J&R_about CWM.jpg

What follows is a brief introduction to painting with CWM, as we use it in our own work and as we teach it in our workshops. Much more detailed information about CWM, tools, materials, and techniques is available in our BOOK and our UPCOMING VIDEOS. If you would like to take a workshop for detailed instruction, click HERE for artists teaching workshops in CWM.  

– Rebecca Crowell & Jerry McLaughlin




Start with a commercially-made, cradled wood panel or a prepared panel such as Gessobord (made by Ampersand Art). Another option is some type of paper made for use with oils. When we use a cradled panel, we tape the wood sides with painter’s tape to keep them clean.


Put a few tablespoons of cold wax out onto the palette and mix in about equal amounts of tube paint with a palette knife, then, using a variety of tools, apply paint to the surface in layers. The number of layers in the finished painting varies, and there is no set amount of drying time between paint applications.  Feel free to work wet-in-wet, which requires a rather light touch to avoid mud.


after wichita (7), Jerry McLaughlin. Cold wax, oil, and ash on panel, 18x18 in, 2018.

With experience, you will start to know the different stages of drying and what effects can be gained at each stage. When applied in fairly thin layers, the wax and oil mixture will start to set up after a few hours or overnight (faster than oils alone).


The initial layers create a foundation of color and texture, and since they will eventually be covered over, they can be rather randomly and quickly applied with squeegees and palette knives. (Brayers, which need to have a firmer layer underneath, are not very useful when working with wet layers.)


As you continue to build up layers of paint, consider alternating between various colors and between opaque and transparent paints to provide a rich surface. As the painting develops you might consider dissolving back with solvents or scraping away. Take advantage of the history you have created in your layers.


The way we paint is intuitive. At some point we start to see a direction for the painting that we begin to develop, though we never hesitate to paint over the whole thing or wash out areas with solvent if things are not going well. Although the ideas and direction for our paintings certainly shift and change as we work, they are not random, but always related to our intentions and vision for a particular body of work.


Dwelling, Rebecca Crowell. Oil and cold wax on panel, 48x36 in, 2018.
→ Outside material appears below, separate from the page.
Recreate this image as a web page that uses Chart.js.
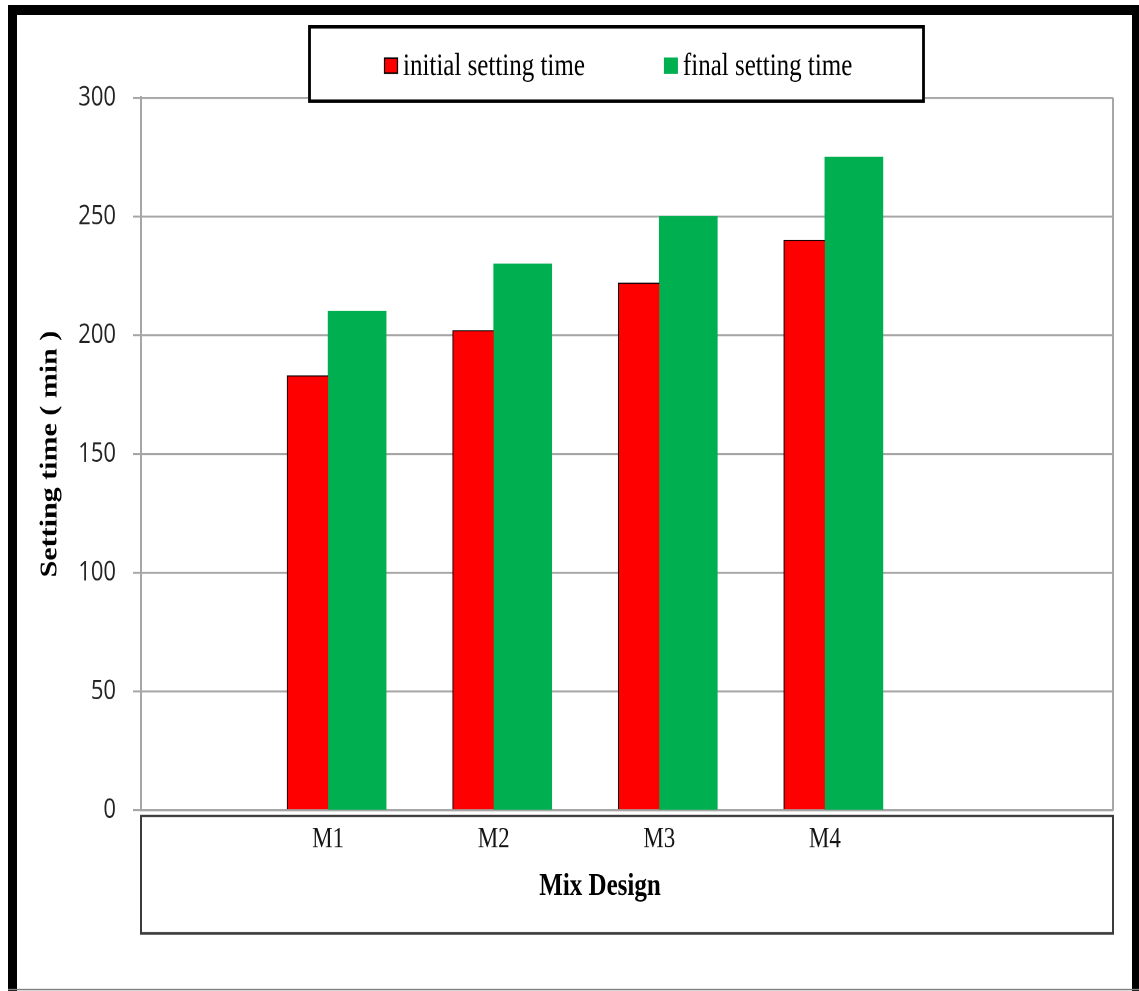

We use many different ratios of wax to paint during the process, depending on the effect we want. The basic ratio is 50:50, and there are no rules for thin wax layers over thick or the opposite. Powdered pigments or marble dust can be incorporated to create your own color or to thicken the wax and paint mixture, if desired.


As an aside, once the paint is mixed with cold wax medium, there is no need to worry about traditional rules of fat over lean in oil painting.


At any point during the process of building up the painting, we might press in textures, mix in powdered pigments or charcoal, draw with paint sticks or tube paint, use solvent to create lines or expose hidden layers, scratch or gouge through with knives or other tools, or use a brayer to smooth and distribute paint—there are many techniques possible. Various kinds of papers (tissue, newsprint, plastic wrap, wax paper) and cheesecloth are useful for creating texture and blotting up paint.


Once dry, your painting surface needs no varnishing or other special treatment, though you may do so if you like.


Always look for new objects to use as tools, new ways to create textures, and new mixed media techniques to bring out your ideas with more richness and impact. Cold wax medium provides a great freedom of expression and potential for discovery.